There is no question that if we finally get a deal under the European fisheries policy, the industry can then proceed to plan. At present it is very difficult in the hiatus situation that we are in, to have proper planning in the industry, whether at national level or within the industry itself, on the processing side or the catching side. Only when we have a final definitive policy under which we know where we stand as a nation for the years ahead in regard to our stake in the 200 miles off our coast, our stake in these Community waters, can we plan the investment required and secure the employment so necessary to build up a healthy industry. We can do it if we get this settlement and I am hopeful that it will be forthcoming after the British election.
I hope we will see the formulation of such an agreement early next year. However, it is a test of the political will of the Community because the matter has been dragging on for far too long and is only leading to uncertainty in the industry. Very little can be done in the way of planning until one knows definitively what the resources are, what the availability of the resources is to Irish fishermen and what sort of processing is necessary on shore to make use of that resource and to maximise the advantages to our fishermen and to the employees in the processing side. That is the approach as far as the future is concerned. I am certain that our basic advantage is our proximity to badly depleted fishing grounds that can be rehabilitated.

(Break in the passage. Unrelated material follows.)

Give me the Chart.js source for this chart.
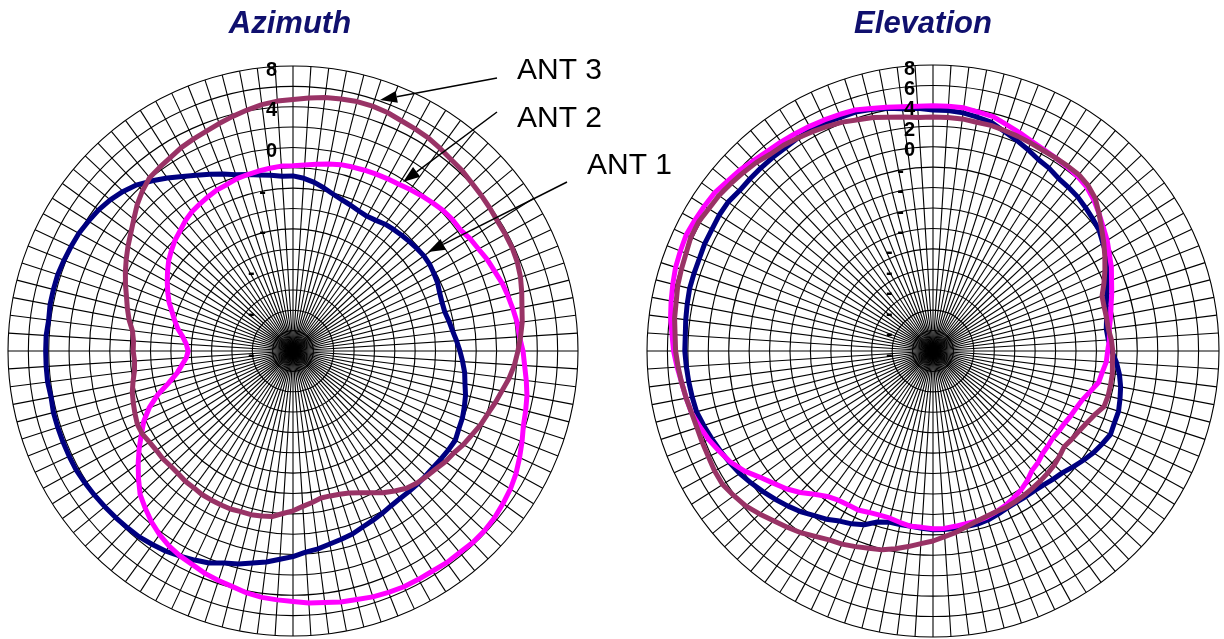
<!DOCTYPE html>
<html>
<head>
<meta charset="utf-8">
<script src="https://cdn.jsdelivr.net/npm/chart.js@4.4.1/dist/chart.umd.min.js"></script>
<style>
  html, body { margin: 0; padding: 0; background: #ffffff; }
  body { width: 1224px; height: 639px; position: relative; overflow: hidden; }
  canvas { position: absolute; top: 0; }
  #azimuth { left: 0; }
  #elevation { left: 640px; }
</style>
</head>
<body>
<canvas id="azimuth" width="700" height="639"></canvas>
<canvas id="elevation" width="584" height="639"></canvas>
<script>
// 100 bearings, 3.6 degrees apart, clockwise from the top
const bearings = Array.from({ length: 100 }, (_, i) => (i * 3.6).toFixed(1));

const seriesNames = ['ANT 1', 'ANT 2', 'ANT 3'];
const seriesColors = ['#000080', '#ff00ff', '#993366'];

// Gain readings (dB), one per bearing
const azimuthAnt1 = [
  -2.8, -3.0, -3.3, -3.7, -4.1, -4.4, -4.6, -4.8, -4.9, -4.8,
  -4.6, -4.5, -4.4, -4.3, -4.2, -4.1, -4.1, -4.2, -4.3, -4.5,
  -4.6, -4.6, -4.4, -4.2, -3.9, -3.6, -3.3, -3.0, -2.8, -2.5,
  -2.3, -2.1, -2.0, -1.8, -1.9, -2.0, -2.1, -2.1, -2.1, -2.1,
  -2.1, -2.0, -1.8, -1.6, -1.4, -1.1, -0.9, -0.7, -0.4, -0.2,
  0.2, 0.5, 0.9, 1.2, 1.6, 1.9, 2.4, 2.7, 3.0, 3.3,
  3.5, 3.7, 3.8, 3.9, 4.0, 4.1, 4.2, 4.3, 4.3, 4.3,
  4.3, 4.3, 4.2, 4.3, 4.3, 4.3, 4.3, 4.2, 4.3, 4.3,
  4.3, 4.2, 4.1, 4.0, 3.8, 3.6, 3.3, 2.9, 2.4, 1.7,
  1.0, 0.3, -0.3, -0.8, -1.3, -1.8, -2.1, -2.4, -2.6, -2.8
];
const azimuthAnt2 = [
  -1.8, -1.7, -1.5, -1.3, -1.1, -1.0, -0.9, -0.8, -0.7, -0.6,
  -0.4, -0.2, 0.0, 0.2, 0.3, 0.3, 0.6, 0.8, 1.1, 1.3,
  1.6, 1.8, 2.0, 2.2, 2.3, 2.6, 2.8, 3.1, 3.4, 3.6,
  3.8, 4.2, 4.6, 5.0, 5.3, 5.5, 5.7, 5.8, 5.8, 5.7,
  5.7, 5.6, 5.6, 5.6, 5.5, 5.4, 5.2, 5.1, 4.9, 4.8,
  4.6, 4.5, 4.4, 4.2, 3.9, 3.7, 3.5, 3.2, 3.0, 2.7,
  2.3, 1.8, 1.2, 0.6, -0.3, -1.2, -2.1, -3.0, -3.8, -4.8,
  -6.0, -7.4, -8.4, -9.0, -9.5, -9.7, -9.5, -9.1, -8.5, -8.0,
  -7.5, -6.9, -6.4, -5.9, -5.4, -4.9, -4.5, -4.1, -3.8, -3.4,
  -3.1, -2.9, -2.7, -2.5, -2.4, -2.2, -2.1, -2.0, -1.9, -1.8
];
const azimuthAnt3 = [
  4.7, 4.9, 5.1, 5.2, 5.3, 5.3, 5.2, 5.0, 4.9, 4.8,
  4.6, 4.4, 4.3, 4.1, 4.0, 3.9, 3.8, 3.8, 3.8, 3.7,
  3.5, 3.2, 2.9, 2.7, 2.4, 2.1, 1.8, 1.4, 0.9, 0.5,
  0.1, -0.2, -0.6, -0.9, -1.3, -1.5, -1.8, -2.0, -2.2, -2.5,
  -3.0, -3.5, -4.1, -4.6, -5.0, -5.2, -5.3, -5.3, -5.0, -4.7,
  -4.3, -4.0, -3.6, -3.5, -3.4, -3.4, -3.3, -3.3, -3.3, -3.3,
  -3.4, -3.4, -3.5, -3.5, -3.4, -3.4, -3.3, -3.1, -3.1, -3.3,
  -3.5, -3.7, -4.0, -4.3, -4.4, -4.3, -4.3, -4.1, -3.6, -3.2,
  -2.8, -2.3, -1.8, -1.3, -0.8, -0.3, 0.3, 1.0, 1.6, 2.1,
  2.3, 2.5, 2.8, 3.0, 3.2, 3.5, 3.8, 4.1, 4.4, 4.6
];

const elevationAnt1 = [
  3.6, 3.6, 3.5, 3.3, 3.1, 2.6, 2.2, 1.8, 1.4, 1.2,
  0.9, 0.8, 0.7, 0.5, 0.3, 0.1, -0.3, -0.6, -1.1, -1.6,
  -2.1, -2.5, -2.7, -2.9, -2.8, -2.5, -2.0, -1.6, -1.3, -1.1,
  -0.9, -0.9, -0.8, -1.1, -1.4, -1.8, -2.2, -2.6, -2.8, -3.0,
  -3.1, -3.1, -3.1, -3.0, -2.8, -2.6, -2.5, -2.5, -2.5, -2.5,
  -2.5, -2.6, -2.7, -2.7, -2.7, -2.4, -1.7, -1.3, -1.0, -0.5,
  -0.1, 0.4, 0.8, 1.2, 1.6, 2.0, 2.4, 2.7, 3.0, 3.3,
  3.6, 3.9, 4.0, 4.1, 4.2, 4.3, 4.3, 4.4, 4.5, 4.6,
  4.6, 4.6, 4.7, 4.7, 4.8, 4.8, 4.6, 4.6, 4.6, 4.6,
  4.6, 4.7, 4.7, 4.7, 4.6, 4.6, 4.4, 4.2, 3.9, 3.8
];
const elevationAnt2 = [
  4.0, 4.0, 4.0, 3.8, 3.7, 3.3, 3.0, 2.7, 2.5, 2.4,
  2.3, 2.2, 2.0, 1.6, 1.1, 0.6, 0.2, -0.3, -0.7, -1.2,
  -1.6, -2.0, -2.3, -2.6, -2.7, -2.9, -3.0, -3.3, -3.5, -4.1,
  -4.6, -4.9, -5.1, -5.3, -5.4, -5.5, -5.4, -5.3, -5.0, -4.8,
  -4.3, -3.9, -3.6, -3.3, -3.1, -2.9, -2.8, -2.8, -2.7, -2.6,
  -2.6, -2.7, -2.7, -2.9, -3.1, -3.1, -3.0, -2.8, -2.8, -2.7,
  -2.4, -1.8, -1.0, -0.3, 0.3, 1.0, 1.9, 2.6, 3.1, 3.6,
  4.0, 4.4, 4.6, 4.8, 5.1, 5.4, 5.6, 5.9, 6.1, 6.3,
  6.5, 6.6, 6.7, 6.6, 6.5, 6.4, 6.1, 5.9, 5.6, 5.4,
  5.3, 5.2, 5.1, 5.0, 4.9, 4.8, 4.5, 4.3, 4.1, 4.0
];
const elevationAnt3 = [
  2.9, 2.9, 2.9, 2.8, 2.8, 2.7, 2.6, 2.5, 2.4, 2.4,
  2.4, 2.4, 2.2, 1.8, 1.1, 0.4, -0.2, -0.8, -1.4, -2.0,
  -2.6, -2.7, -2.7, -2.7, -2.5, -2.4, -2.4, -2.3, -2.3, -2.3,
  -2.4, -3.0, -3.4, -3.7, -3.9, -4.1, -3.9, -3.7, -3.6, -3.5,
  -3.4, -3.3, -3.2, -3.1, -3.1, -3.0, -2.8, -2.5, -2.1, -1.8,
  -1.4, -1.1, -0.7, -0.3, 0.1, 0.3, 0.6, 0.9, 1.1, 1.5,
  2.0, 2.4, 2.8, 3.3, 3.8, 4.1, 4.4, 4.4, 4.3, 4.3,
  4.3, 4.4, 4.6, 4.8, 5.0, 5.2, 5.3, 5.5, 5.6, 5.8,
  5.9, 6.0, 6.2, 6.2, 6.0, 5.9, 5.7, 5.5, 5.3, 5.0,
  4.9, 4.7, 4.5, 4.3, 4.1, 3.8, 3.6, 3.3, 3.1, 2.9
];

// Radial axis: range and labelled values
const gainMin = -20;
const gainMax = 8;
const ringStep = 2;
const azimuthTickLabels = [8, 4, 0, -4, -8, -12, -16, -20];
const elevationTickLabels = [8, 6, 4, 2, 0, -2, -4, -6, -8, -10, -12, -14, -16, -18, -20];

const FONT = '"Liberation Sans", Arial, Helvetica, sans-serif';

// Chart heading, drawn in the band above the plot area
const headingPlugin = {
  id: 'heading',
  afterDraw(chart, args, opts) {
    const s = chart.scales.r, ctx = chart.ctx;
    ctx.save();
    ctx.font = 'italic bold 31px ' + FONT;
    ctx.fillStyle = '#10106e';
    ctx.textAlign = 'center';
    ctx.textBaseline = 'alphabetic';
    ctx.fillText(opts.text, s.xCenter + opts.dx, opts.baseline);
    ctx.restore();
  }
};

// Gain labels stacked up the vertical spoke, right-aligned left of it;
// negative values only show their minus sign
const gainLabelPlugin = {
  id: 'gainLabels',
  afterDatasetsDraw(chart, args, opts) {
    const s = chart.scales.r, ctx = chart.ctx;
    const xr = s.xCenter - opts.inset;
    ctx.save();
    ctx.font = 'bold 20px ' + FONT;
    ctx.fillStyle = '#000';
    ctx.textAlign = 'right';
    ctx.textBaseline = 'middle';
    opts.values.forEach(v => {
      const y = s.yCenter - s.getDistanceFromCenterForValue(v) + 4;
      if (v < 0) {
        const digitsWidth = ctx.measureText(String(-v)).width;
        ctx.fillText('-', xr - digitsWidth, y);
      } else {
        ctx.fillText(String(v), xr, y);
      }
    });
    ctx.restore();
  }
};

// Callout labels with arrows, placed relative to the plot centre
const calloutPlugin = {
  id: 'callouts',
  afterDraw(chart, args, opts) {
    const s = chart.scales.r, ctx = chart.ctx;
    const cx = s.xCenter, cy = s.yCenter;
    ctx.save();
    ctx.font = '30px ' + FONT;
    ctx.fillStyle = '#000';
    ctx.strokeStyle = '#000';
    ctx.lineWidth = 1.5;
    opts.items.forEach(c => {
      ctx.textAlign = 'left';
      ctx.textBaseline = 'alphabetic';
      ctx.fillText(c.text, cx + c.textAt[0], cy + c.textAt[1]);
      const x0 = cx + c.from[0], y0 = cy + c.from[1];
      const x1 = cx + c.to[0], y1 = cy + c.to[1];
      const a = Math.atan2(y1 - y0, x1 - x0);
      const L = 17, W = 6;
      const bx = x1 - L * Math.cos(a), by = y1 - L * Math.sin(a);
      ctx.beginPath();
      ctx.moveTo(x0, y0);
      ctx.lineTo(bx, by);
      ctx.stroke();
      ctx.beginPath();
      ctx.moveTo(x1, y1);
      ctx.lineTo(bx + W * Math.sin(a), by - W * Math.cos(a));
      ctx.lineTo(bx - W * Math.sin(a), by + W * Math.cos(a));
      ctx.closePath();
      ctx.fill();
    });
    ctx.restore();
  }
};

function makeDatasets(values) {
  // ANT 3 on top, then ANT 2, ANT 1 underneath
  const stacking = [3, 2, 1];
  return values.map((data, i) => ({
    label: seriesNames[i],
    data: data,
    borderColor: seriesColors[i],
    backgroundColor: 'transparent',
    borderWidth: 5,
    borderJoinStyle: 'round',
    borderCapStyle: 'round',
    pointRadius: 0,
    pointHoverRadius: 0,
    fill: false,
    tension: 0,
    order: stacking[i]
  }));
}

function radialScale() {
  return {
    min: gainMin,
    max: gainMax,
    startAngle: 0,
    ticks: { display: false, stepSize: ringStep, maxTicksLimit: 30 },
    grid: { circular: true, color: '#000000', lineWidth: 1.1 },
    angleLines: { display: true, color: '#000000', lineWidth: 1.1 },
    pointLabels: { display: false }
  };
}

function baseOptions(padding, extraPlugins) {
  return {
    responsive: false,
    animation: false,
    events: [],
    layout: { padding: padding },
    scales: { r: radialScale() },
    plugins: Object.assign({
      legend: { display: false },
      title: { display: false },
      tooltip: { enabled: false }
    }, extraPlugins)
  };
}

new Chart(document.getElementById('azimuth'), {
  type: 'radar',
  data: {
    labels: bearings,
    datasets: makeDatasets([azimuthAnt1, azimuthAnt2, azimuthAnt3])
  },
  options: baseOptions({ left: 8, right: 122, top: 66, bottom: 3 }, {
    heading: { text: 'Azimuth', dx: -3, baseline: 33 },
    gainLabels: { values: azimuthTickLabels, inset: 16 },
    callouts: {
      items: [
        { text: 'ANT 3', textAt: [224, -272], from: [204, -273], to: [87, -251] },
        { text: 'ANT 2', textAt: [224, -224], from: [204, -239], to: [110, -169] },
        { text: 'ANT 1', textAt: [294, -177], from: [274, -169], to: [135, -99] }
      ]
    }
  }),
  plugins: [headingPlugin, gainLabelPlugin, calloutPlugin]
});

new Chart(document.getElementById('elevation'), {
  type: 'radar',
  data: {
    labels: bearings,
    datasets: makeDatasets([elevationAnt1, elevationAnt2, elevationAnt3])
  },
  options: baseOptions({ left: 7, right: 5, top: 65, bottom: 2 }, {
    heading: { text: 'Elevation', dx: -10, baseline: 33 },
    gainLabels: { values: elevationTickLabels, inset: 18 }
  }),
  plugins: [headingPlugin, gainLabelPlugin]
});
</script>
</body>
</html>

We are like a big static ship near the North Atlantic fishing grounds and that basic advantage will draw investment into Ireland's fishery resources from mainland Europe. It will bring prosperity to Ireland's fishing industry because we cannot lose the basic comparative advantage we have. Our task must be to maximise the resources by conservation methods, even if they are sometimes unpopular. We must have a definite policy agreed upon by our EEC partners within which framework we can work to maximise the natural advantage we have by reason of our proximity to the world's best fishing grounds.